Look closely at sump design and spill containment at the base of the unit. Minor leaks from damaged or poorly sealed containers are not rare in industrial settings. A cabinet should support containment at the point of storage, not just keep containers behind a locked door.

Locking is another factor, but it should be viewed realistically. A lock helps control access and reduce casual interference. It does not replace chemical management procedures, training or supervision. The best cabinet is one that supports the way the site already controls hazardous goods, rather than one expected to solve every storage issue by itself.

Clear labelling and visibility matter as well. In emergencies, staff and responders need to identify hazards quickly. A cabinet that is properly marked and installed in a logical location is easier to manage than one hidden behind stock or squeezed into an unsuitable corner.

Common mistakes when buying this cabinet size

One of the most common mistakes is buying by litres alone. Buyers may estimate total liquid volume correctly but fail to account for the shape and handling needs of the containers. Capacity figures do not tell you whether larger containers will fit comfortably on shelves or whether staff can remove them without awkward lifting.

Another mistake is treating the cabinet as overflow storage for mixed chemicals. Flammable cabinets are designed for a specific storage purpose. They should not become a catch-all for aerosols, corrosives, oxidisers and random maintenance products simply because those items need a home.

There is also a tendency to underestimate future use. If a workshop is adding bays, extending fleet servicing or increasing chemical consumption, a cabinet that fits today may be tight within months. That does not always mean buying larger immediately, but it does mean planning the cabinet into the site’s wider hazardous storage setup.

Finally, some sites buy quality cabinets and then weaken the outcome through poor housekeeping. Containers are left unlabelled, empty tins are kept indefinitely, and spill response gear is nowhere nearby. Safe storage works best when cabinet selection, stock control and spill readiness are treated as one system.

Matching the cabinet to the wider safety setup

A cabinet should not be purchased in isolation.
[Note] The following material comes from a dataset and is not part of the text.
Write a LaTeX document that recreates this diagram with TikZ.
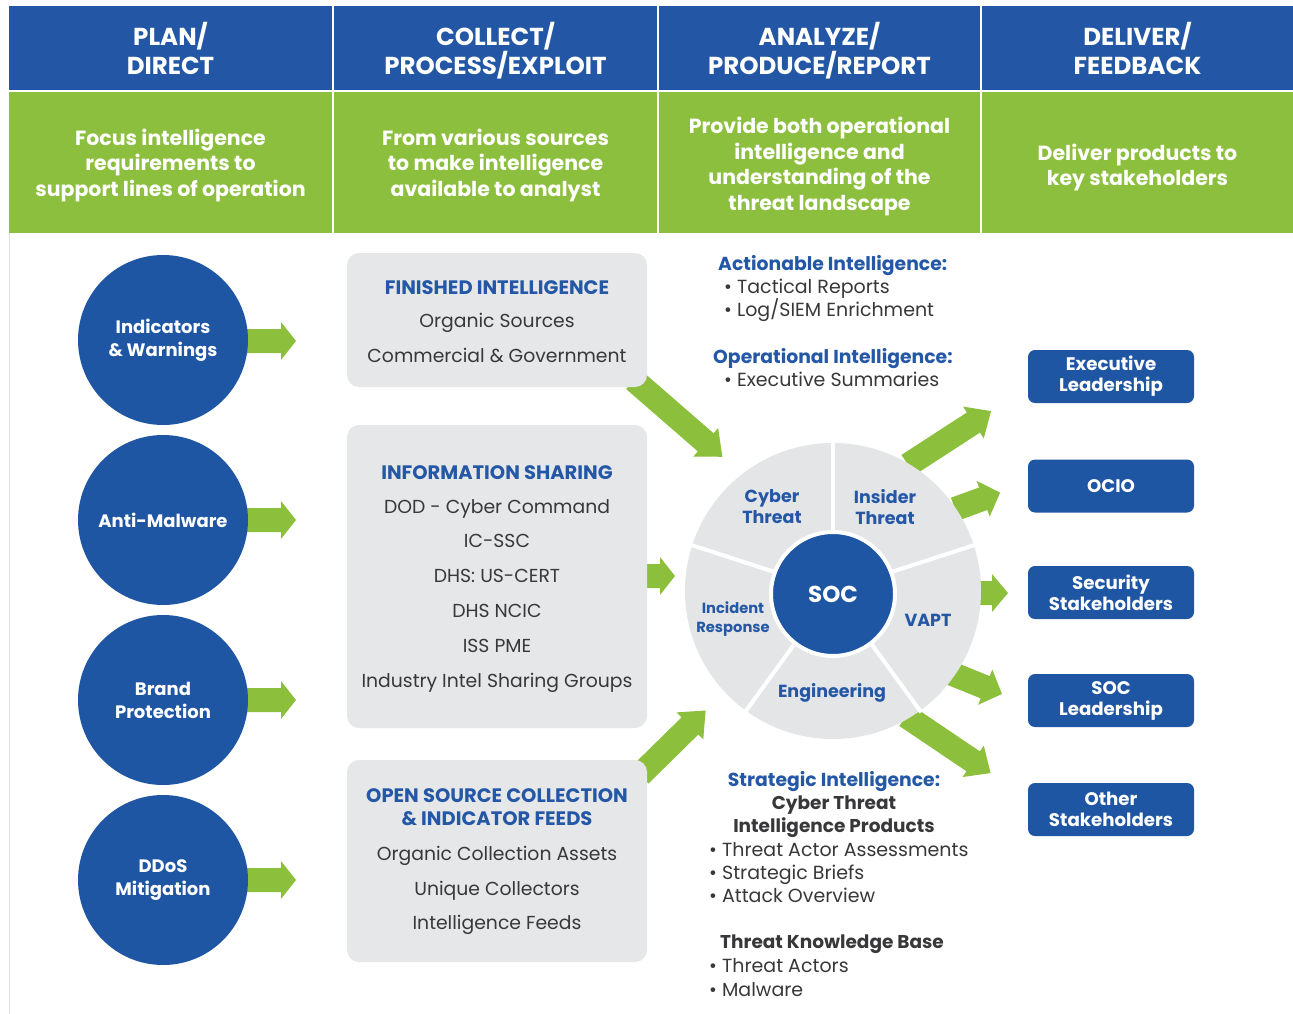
\documentclass[tikz,border=0pt]{standalone}
\usepackage{fontspec}
\setmainfont{Poppins}
\usetikzlibrary{calc}
\definecolor{hblue}{HTML}{2357A5}
\definecolor{hgreen}{HTML}{8DBF3F}
\definecolor{cblue}{HTML}{1F56A3}
\definecolor{boxgray}{HTML}{E6E7E9}
\definecolor{wgray}{HTML}{E4E5E7}
\definecolor{tblue}{HTML}{2457A6}
\definecolor{tgray}{HTML}{38383A}
\definecolor{agreen}{HTML}{8CC03C}
\newcommand{\garrow}[5]{% x y ccw-angle length headlength
  \begin{scope}[shift={(#1,#2)},rotate=#3]
    \fill[agreen] (0,-12) -- ({#4-#5},-12) -- ({#4-#5},-19) -- (#4,0) -- ({#4-#5},19) -- ({#4-#5},12) -- (0,12) -- cycle;
  \end{scope}}
\begin{document}
\begin{tikzpicture}[x=1pt,y=-1pt,
  hcell/.style={fill=hblue, minimum height=84pt, inner sep=0pt},
  htext/.style={text=white, inner sep=0pt, align=center,
    font=\fontsize{24.5}{27}\selectfont\bfseries},
  gcell/.style={fill=hgreen, minimum height=141pt, inner sep=0pt},
  gtext/.style={text=white, inner sep=0pt, align=center,
    font=\fontsize{20.5}{25.5}\selectfont\bfseries},
  lcirc/.style={circle, fill=cblue, minimum size=170pt, inner sep=0pt, text=white, align=center,
    font=\fontsize{18}{23}\selectfont\bfseries},
  gbox/.style={fill=boxgray, rounded corners=12pt, minimum width=300pt, inner sep=0pt},
  lbl/.style={anchor=base, inner sep=0pt},
  lblw/.style={anchor=base west, inner sep=0pt},
  hd/.style={text=tblue, font=\fontsize{19.5}{23}\selectfont\bfseries},
  itm/.style={text=tgray, font=\fontsize{18.8}{23}\selectfont},
  rhd/.style={text=tblue, font=\fontsize{18.8}{23}\selectfont\bfseries},
  ritm/.style={text=tgray, font=\fontsize{19}{23}\selectfont},
  ritb/.style={text=tgray, font=\fontsize{18.5}{23}\selectfont\bfseries},
  wl/.style={text=tblue, align=center, inner sep=0pt, font=\fontsize{17.5}{21}\selectfont\bfseries},
  rbox/.style={fill=cblue, rounded corners=7pt, minimum width=166pt, minimum height=53pt, inner sep=0pt,
    text=white, align=center, font=\fontsize{18.2}{21}\selectfont\bfseries},
  divider/.style={white, line width=4pt}
]
\useasboundingbox[fill=white] (0,0) rectangle (1293,1014);
\draw[black!12, line width=1pt] (9,233) -- (9,1014);

% header
\node[hcell, minimum width=323pt] (h1) at (170.5,48) {};
\node[hcell, minimum width=323pt] (h2) at (495.5,48) {};
\node[hcell, minimum width=321pt] (h3) at (819.5,48) {};
\node[hcell, minimum width=311pt] (h4) at (1137.5,48) {};
\node[htext] (ht1) at (170.5,50.5) {PLAN/\\DIRECT\vphantom{/}};
\node[htext] (ht2) at (495.5,50.5) {COLLECT/\\PROCESS/EXPLOIT};
\node[htext] (ht3) at (819.5,50.5) {ANALYZE/\\PRODUCE/REPORT};
\node[htext] (ht4) at (1137.5,50.5) {DELIVER/\\FEEDBACK\vphantom{/}};
\node[gcell, minimum width=323pt] (g1) at (170.5,162.5) {};
\node[gcell, minimum width=323pt] (g2) at (495.5,162.5) {};
\node[gcell, minimum width=321pt] (g3) at (819.5,162.5) {};
\node[gcell, minimum width=311pt] (g4) at (1137.5,162.5) {};
\node[gtext] (gt1) at (170.5,165.5) {Focus intelligence\\requirements to\\support lines of operation};
\node[gtext] (gt2) at (495.5,165.5) {From various sources\\to make intelligence\\available to analyst};
\node[gtext] (gt3) at (819.5,166.5) {Provide both operational\\intelligence and\\understanding of the\\threat landscape};
\node[gtext] (gt4) at (1137.5,167.5) {Deliver products to\\key stakeholders};

% green arrows
\garrow{245}{341}{0}{51}{15}
\garrow{245}{520}{0}{51}{15}
\garrow{245}{700}{0}{51}{15}
\garrow{245}{880}{0}{51}{15}
\garrow{646}{576}{0}{29}{15}
\garrow{634}{380}{-41}{117}{22}
\garrow{640}{775}{44.5}{92}{22}
\garrow{908}{465}{33}{99}{21}
\garrow{955}{509}{20}{48}{18}
\garrow{975}{593}{0}{33}{16}
\garrow{950}{673}{-22}{56}{18}
\garrow{906}{716}{-34}{102}{21}

% left circles
\node[lcirc] (c1) at (163,340) {Indicators\\\& Warnings};
\node[lcirc] (c2) at (163,520) {Anti-Malware};
\node[lcirc] (c3) at (163,700) {Brand\\Protection};
\node[lcirc] (c4) at (163,880) {DDoS\\Mitigation};

% gray boxes
\node[gbox, minimum height=134pt] (fin) at (497,320) {};
\node[gbox, minimum height=303pt] (inf) at (497,576.5) {};
\node[gbox, minimum height=202pt] (osc) at (497,861) {};

\node[lbl, hd] at (497,294) {FINISHED INTELLIGENCE};
\node[lbl, itm] at (497,327) {Organic Sources};
\node[lbl, itm] at (497,362) {Commercial \& Government};

\node[lbl, hd] at (497,479) {INFORMATION SHARING};
\node[lbl, itm] at (497,513) {DOD - Cyber Command};
\node[lbl, itm] at (497,547) {IC-SSC};
\node[lbl, itm] at (497,582) {DHS: US-CERT};
\node[lbl, itm] at (497,617) {DHS NCIC};
\node[lbl, itm] at (497,652) {ISS PME};
\node[lbl, itm] at (497,687) {Industry Intel Sharing Groups};

\node[lbl, hd] at (497,802) {OPEN SOURCE COLLECTION};
\node[lbl, hd] at (497,825) {\& INDICATOR FEEDS};
\node[lbl, itm] at (497,860) {Organic Collection Assets};
\node[lbl, itm] at (497,895) {Unique Collectors};
\node[lbl, itm] at (497,929) {Intelligence Feeds};

% analyze texts
\node[lblw, rhd] at (718,270) {Actionable Intelligence:};
\node[lblw, ritm] at (724,293) {• Tactical Reports};
\node[lblw, ritm] at (724,316) {• Log/SIEM Enrichment};
\node[lblw, rhd] at (713,363) {Operational Intelligence:};
\node[lblw, ritm] at (724,386) {• Executive Summaries};

\node[lbl, rhd] at (834,786) {Strategic Intelligence:};
\node[lbl, ritb] at (834,809) {Cyber Threat};
\node[lbl, ritb] at (834,832) {Intelligence Products};
\node[lblw, ritm] at (709,856) {• Threat Actor Assessments};
\node[lblw, ritm] at (709,879) {• Strategic Briefs};
\node[lblw, ritm] at (709,902) {• Attack Overview};
\node[lblw, ritb] at (720,948) {Threat Knowledge Base};
\node[lblw, ritm] at (709,972) {• Threat Actors};
\node[lblw, ritm] at (709,996) {• Malware};

% wheel
\coordinate (w) at (833,591);
\fill[wgray] (w) circle (148);
\foreach \a in {-90,-18,54,126,198}
  \draw[divider] ($(w)+(\a:58)$) -- ($(w)+(\a:150)$);
\node[circle, fill=cblue, draw=white, line width=4pt, minimum size=124pt, inner sep=0pt,
  text=white, font=\fontsize{23}{26}\selectfont\bfseries] (soc) at (833,594) {SOC};
\node[wl] (ct) at (772,507) {Cyber\\Threat};
\node[wl] (it) at (885,507) {Insider\\Threat};
\node[wl] (va) at (928,620) {VAPT};
\node[wl] (en) at (832,693) {Engineering};
\node[wl, font=\fontsize{14.7}{19}\selectfont\bfseries] (ir) at (733,619) {Incident\\Response};

% deliver boxes
\node[rbox] (r1) at (1111,376.5) {Executive\\Leadership};
\node[rbox] (r2) at (1111,486) {OCIO};
\node[rbox] (r3) at (1111,592.5) {Security\\Stakeholders};
\node[rbox] (r4) at (1111,700.5) {SOC\\Leadership};
\node[rbox] (r5) at (1111,809.5) {Other\\Stakeholders};
\end{tikzpicture}
\end{document}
If flammable liquids are handled on site, think about the surrounding equipment and procedures. That may include absorbents for minor leaks, spill kits for larger incidents, PPE for decanting tasks, and clear separation between storage and ignition sources.

This is especially relevant in maintenance workshops, fuel handling areas and manufacturing sites where small spills are more likely to happen during transfer and use than during static storage. A cabinet reduces one part of the risk. It does not remove the need for practical spill response and routine inspection.

For buyers managing multiple locations, standardising cabinet size across similar work areas can also simplify procurement and training. If the same 100 Litre format suits several sites, stock handling and storage expectations become easier to communicate and audit. That kind of consistency is often more valuable than chasing minor cost savings on mixed cabinet types.

Spillmaster works with buyers who need that sort of certainty – practical products that match real workplace demands, not just catalogue descriptions.

Is a 100 Litre flammable cabinet the right choice?

If your site needs controlled storage for a moderate working volume of flammable liquids, this size is often a strong fit. It suits operations that need more than minimal storage but do not want to overcommit floor space or push flammable goods into one oversized central cabinet.

The best buying decision comes from looking at the actual containers in use, how often they are handled, where they are used and how the storage point fits into the rest of your safety controls. When those factors line up, a 100 Litre flammable cabinet does exactly what it should – helps keep flammable liquids contained, accessible and managed with less guesswork.

Before you choose, walk the area, check the containers, and think about how staff will use it on a normal day, not just during an audit.